START
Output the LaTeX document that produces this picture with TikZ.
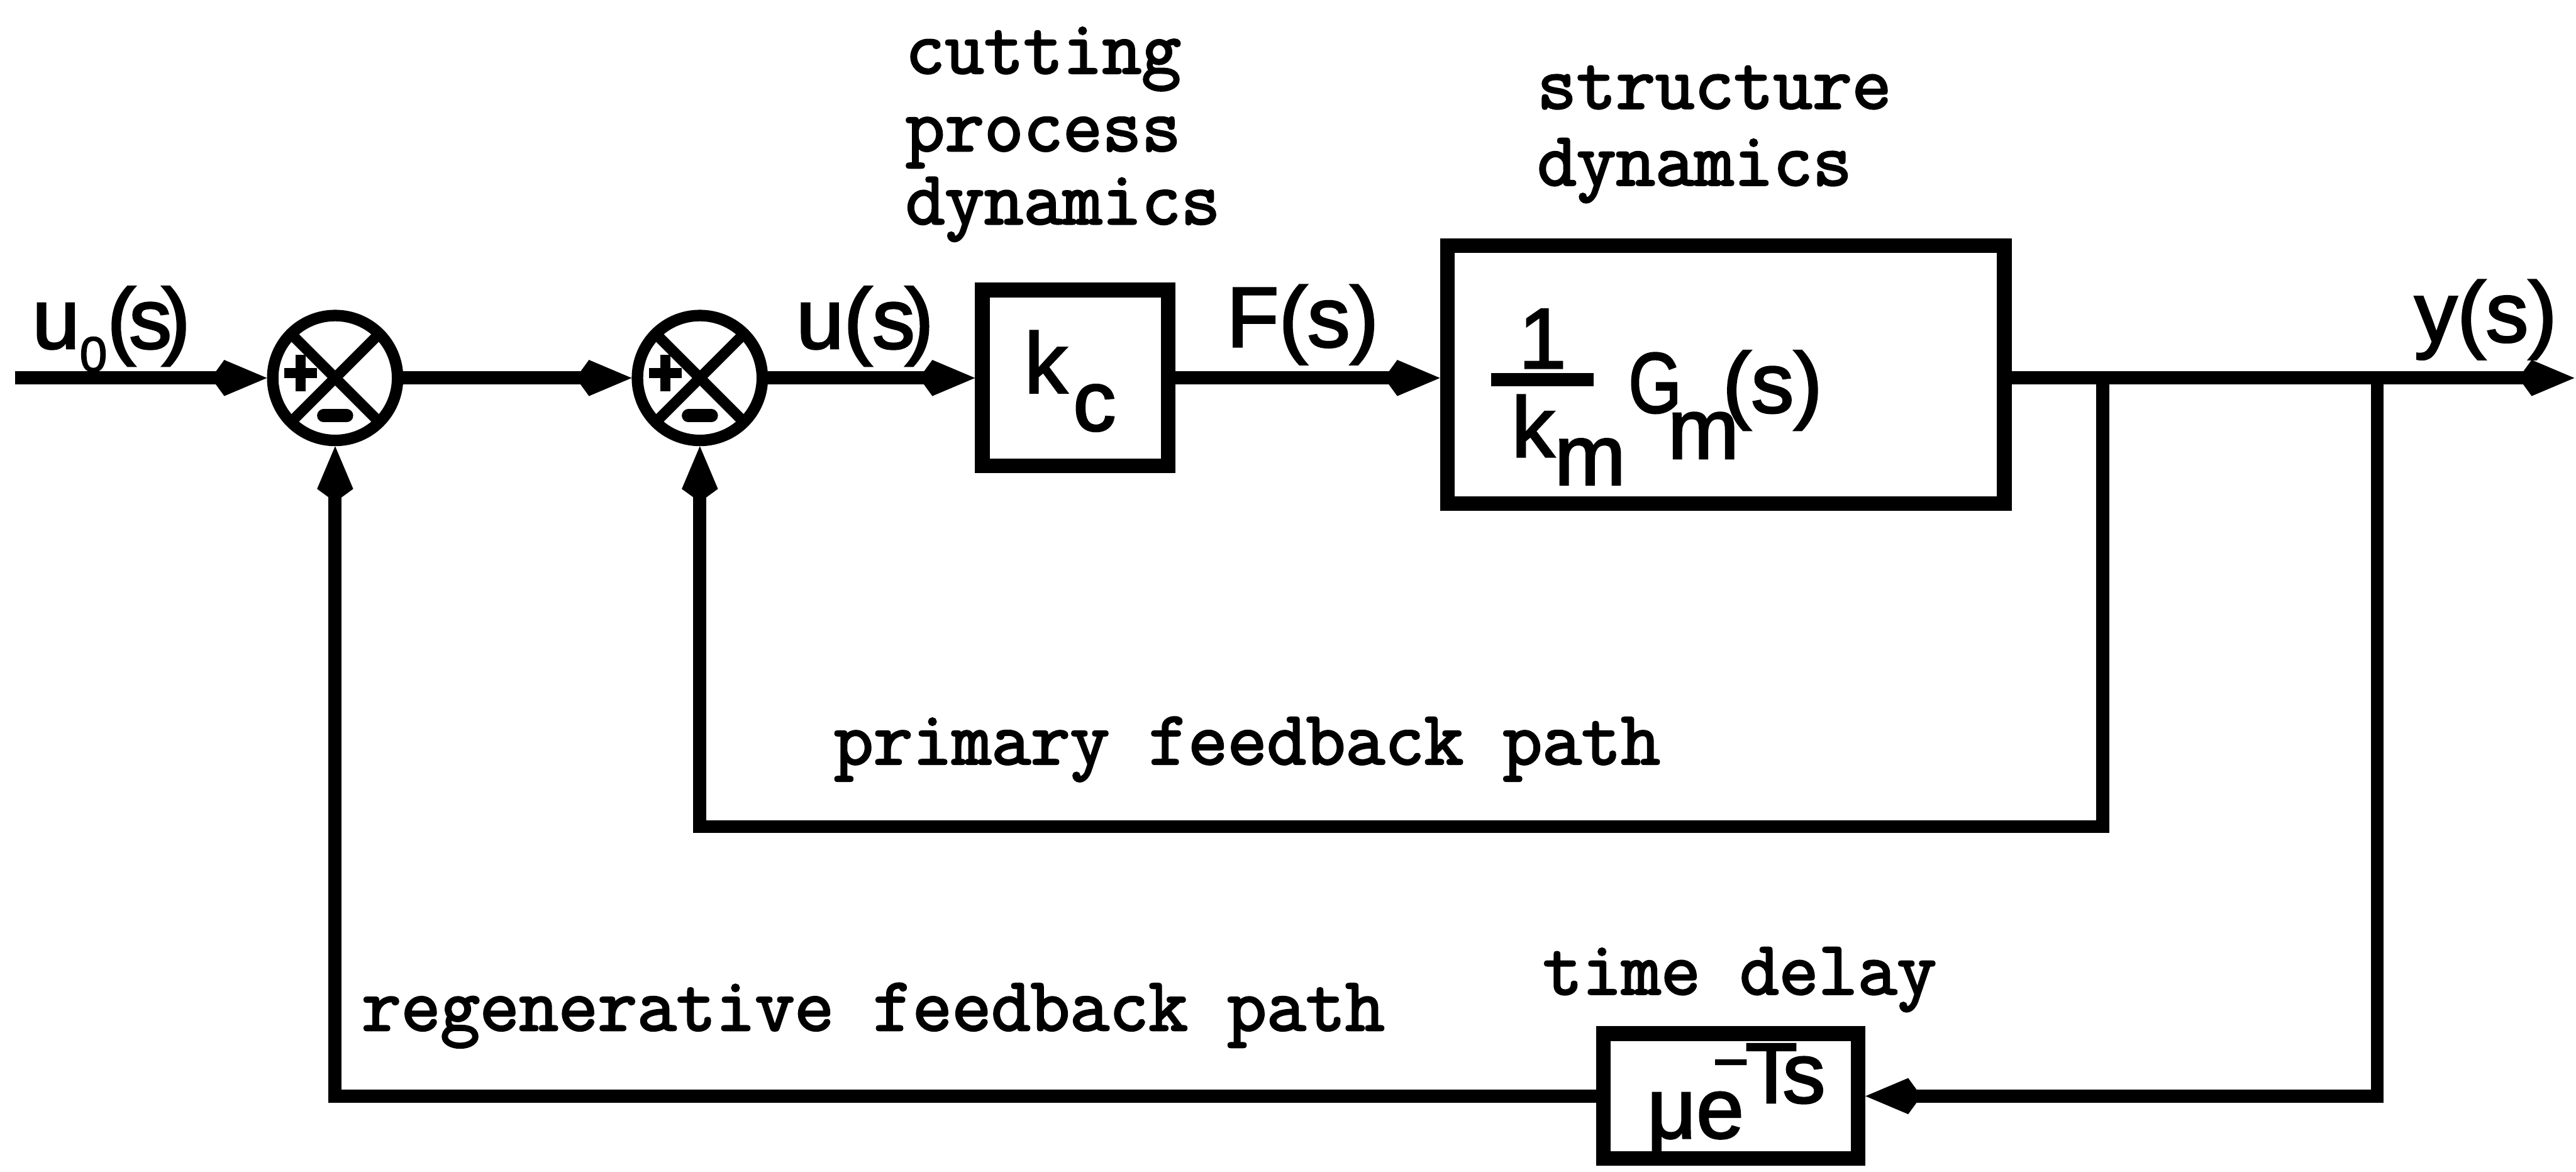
\documentclass[tikz,border=0pt]{standalone}
\usepackage{fontspec}
\usetikzlibrary{arrows.meta}
\newfontfamily\letterfont[FakeBold=2.2]{Liberation Sans}
\newfontfamily\typefont[FakeBold=2.5]{Latin Modern Mono}

% X and sign marks of a summing junction
\newcommand\sumsigns[1]{%
  \draw[crossbar] (#1.north east) -- (#1.south west);
  \draw[crossbar] (#1.north west) -- (#1.south east);
  \draw[plusmark] ([shift={(-31,-3)}]#1.center) -- ([shift={(-11,-3)}]#1.center)
                  ([shift={(-21,-14)}]#1.center) -- ([shift={(-21,8)}]#1.center);
  \draw[minusmark] ([shift={(-7,23)}]#1.center) -- ([shift={(7,23)}]#1.center);
}

\begin{document}
\begin{tikzpicture}[x=1pt,y=-1pt,
  wire/.style={line width=8pt},
  flow/.style={wire,-{Kite[length=34pt,width=22pt,inset=8pt,line width=0pt]}},
  blockbox/.style={draw,rectangle,line width=9pt,inner sep=0pt},
  sumjunction/.style={draw,circle,line width=7pt,minimum size=76pt,inner sep=0pt},
  crossbar/.style={line width=6.5pt,shorten <=3pt,shorten >=3pt},
  plusmark/.style={line width=6pt},
  minusmark/.style={line width=8pt,line cap=round},
  lettering/.style={font=\letterfont\fontsize{52}{58}\selectfont,inner sep=0pt,anchor=base west},
  typed/.style={font=\typefont\fontsize{46.5}{52}\selectfont,inner sep=0pt,anchor=base west},
]
\useasboundingbox (0,0) rectangle (1568,713);

% blocks and summing junctions
\node[sumjunction] (j1) at (204,230) {};
\node[sumjunction] (j2) at (426,230) {};
\sumsigns{j1}
\sumsigns{j2}
\node[blockbox,minimum width=113pt,minimum height=107pt] (kc) at (654.5,230) {};
\node[blockbox,minimum width=339pt,minimum height=157pt] (gm) at (1050.5,228) {};
\node[blockbox,minimum width=155pt,minimum height=76pt] (delay) at (1053.5,667) {};

% block contents
\node[lettering] (kclbl) at (623.4,239) {k\kern3.6pt\raisebox{-23pt}{c}};

\node[lettering] (gmone) at (924.3,224) {1};
\coordinate (barL) at (907.6,231);
\coordinate (barR) at (970,231);
\draw[line width=8pt] (barL) -- (barR);
\node[lettering] (gmden) at (920,278) {k\raisebox{-17pt}{m}};
\node[lettering] (gmlbl) at (991,251)
  {\scalebox{0.8}[1]{G}\kern-8.4pt\raisebox{-28pt}{m}\kern-9.9pt(s)};

\node[lettering] (delaylbl) at (1002.4,692.5)
  {μe\kern0.8pt\raisebox{21.5pt}{\llap{\raisebox{12pt}{\fontsize{38}{38}\selectfont −\kern-2.4pt}}T\kern-9pt s}};

% signal labels
\node[lettering] (u0lbl) at (19.4,212)
  {u\raisebox{-14pt}{\fontsize{30}{30}\selectfont 0}(\kern-4pt s\kern-6pt)};
\node[lettering] (ulbl) at (484.5,212) {u(s\kern-6pt)};
\node[lettering] (Flbl) at (746.5,211) {F(s)};
\node[lettering] (ylbl) at (1469.5,208) {y(s)};

% descriptive captions
\node[typed] (cut1) at (551,44.6) {cutting};
\node[typed] (cut2) at (551,91.8) {process};
\node[typed] (cut3) at (551,136.3) {dynamics};
\node[typed] (str1) at (935.5,66) {structure};
\node[typed] (str2) at (935.5,112.7) {dynamics};
\node[typed] (prim) at (507.5,465) {primary feedback path};
\node[typed] (regen) at (220,627) {regenerative feedback path};
\node[typed] (tdel) at (939,605) {time delay};

% forward path
\coordinate (in) at (9,230);
\coordinate (out) at (1567,230);
\coordinate (tap1) at (1280,230);
\coordinate (tap2) at (1447,230);
\coordinate (pturn) at (1280,503);
\draw[flow] (in) -- (j1.west);
\draw[flow] (j1.east) -- (j2.west);
\draw[flow] (j2.east) -- (kc.west);
\draw[flow] (kc.east) -- (kc.east -| gm.west);
\draw[flow] (gm.east |- out) -- (out);

% feedback paths
\draw[flow] (tap1) -- (pturn) -| (j2.south);
\draw[flow] (tap2) |- (delay.east);
\draw[flow] (delay.west) -| (j1.south);
\end{tikzpicture}
\end{document}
END
What to work on: Reproduce the full listing above verbatim, with no pictures included.

Reply:
Output the LaTeX document that produces this picture with TikZ.
\documentclass[tikz,border=0pt]{standalone}
\usepackage{fontspec}
\usetikzlibrary{arrows.meta}
\newfontfamily\letterfont[FakeBold=2.2]{Liberation Sans}
\newfontfamily\typefont[FakeBold=2.5]{Latin Modern Mono}

% X and sign marks of a summing junction
\newcommand\sumsigns[1]{%
  \draw[crossbar] (#1.north east) -- (#1.south west);
  \draw[crossbar] (#1.north west) -- (#1.south east);
  \draw[plusmark] ([shift={(-31,-3)}]#1.center) -- ([shift={(-11,-3)}]#1.center)
                  ([shift={(-21,-14)}]#1.center) -- ([shift={(-21,8)}]#1.center);
  \draw[minusmark] ([shift={(-7,23)}]#1.center) -- ([shift={(7,23)}]#1.center);
}

\begin{document}
\begin{tikzpicture}[x=1pt,y=-1pt,
  wire/.style={line width=8pt},
  flow/.style={wire,-{Kite[length=34pt,width=22pt,inset=8pt,line width=0pt]}},
  blockbox/.style={draw,rectangle,line width=9pt,inner sep=0pt},
  sumjunction/.style={draw,circle,line width=7pt,minimum size=76pt,inner sep=0pt},
  crossbar/.style={line width=6.5pt,shorten <=3pt,shorten >=3pt},
  plusmark/.style={line width=6pt},
  minusmark/.style={line width=8pt,line cap=round},
  lettering/.style={font=\letterfont\fontsize{52}{58}\selectfont,inner sep=0pt,anchor=base west},
  typed/.style={font=\typefont\fontsize{46.5}{52}\selectfont,inner sep=0pt,anchor=base west},
]
\useasboundingbox (0,0) rectangle (1568,713);

% blocks and summing junctions
\node[sumjunction] (j1) at (204,230) {};
\node[sumjunction] (j2) at (426,230) {};
\sumsigns{j1}
\sumsigns{j2}
\node[blockbox,minimum width=113pt,minimum height=107pt] (kc) at (654.5,230) {};
\node[blockbox,minimum width=339pt,minimum height=157pt] (gm) at (1050.5,228) {};
\node[blockbox,minimum width=155pt,minimum height=76pt] (delay) at (1053.5,667) {};

% block contents
\node[lettering] (kclbl) at (623.4,239) {k\kern3.6pt\raisebox{-23pt}{c}};

\node[lettering] (gmone) at (924.3,224) {1};
\coordinate (barL) at (907.6,231);
\coordinate (barR) at (970,231);
\draw[line width=8pt] (barL) -- (barR);
\node[lettering] (gmden) at (920,278) {k\raisebox{-17pt}{m}};
\node[lettering] (gmlbl) at (991,251)
  {\scalebox{0.8}[1]{G}\kern-8.4pt\raisebox{-28pt}{m}\kern-9.9pt(s)};

\node[lettering] (delaylbl) at (1002.4,692.5)
  {μe\kern0.8pt\raisebox{21.5pt}{\llap{\raisebox{12pt}{\fontsize{38}{38}\selectfont −\kern-2.4pt}}T\kern-9pt s}};

% signal labels
\node[lettering] (u0lbl) at (19.4,212)
  {u\raisebox{-14pt}{\fontsize{30}{30}\selectfont 0}(\kern-4pt s\kern-6pt)};
\node[lettering] (ulbl) at (484.5,212) {u(s\kern-6pt)};
\node[lettering] (Flbl) at (746.5,211) {F(s)};
\node[lettering] (ylbl) at (1469.5,208) {y(s)};

% descriptive captions
\node[typed] (cut1) at (551,44.6) {cutting};
\node[typed] (cut2) at (551,91.8) {process};
\node[typed] (cut3) at (551,136.3) {dynamics};
\node[typed] (str1) at (935.5,66) {structure};
\node[typed] (str2) at (935.5,112.7) {dynamics};
\node[typed] (prim) at (507.5,465) {primary feedback path};
\node[typed] (regen) at (220,627) {regenerative feedback path};
\node[typed] (tdel) at (939,605) {time delay};

% forward path
\coordinate (in) at (9,230);
\coordinate (out) at (1567,230);
\coordinate (tap1) at (1280,230);
\coordinate (tap2) at (1447,230);
\coordinate (pturn) at (1280,503);
\draw[flow] (in) -- (j1.west);
\draw[flow] (j1.east) -- (j2.west);
\draw[flow] (j2.east) -- (kc.west);
\draw[flow] (kc.east) -- (kc.east -| gm.west);
\draw[flow] (gm.east |- out) -- (out);

% feedback paths
\draw[flow] (tap1) -- (pturn) -| (j2.south);
\draw[flow] (tap2) |- (delay.east);
\draw[flow] (delay.west) -| (j1.south);
\end{tikzpicture}
\end{document}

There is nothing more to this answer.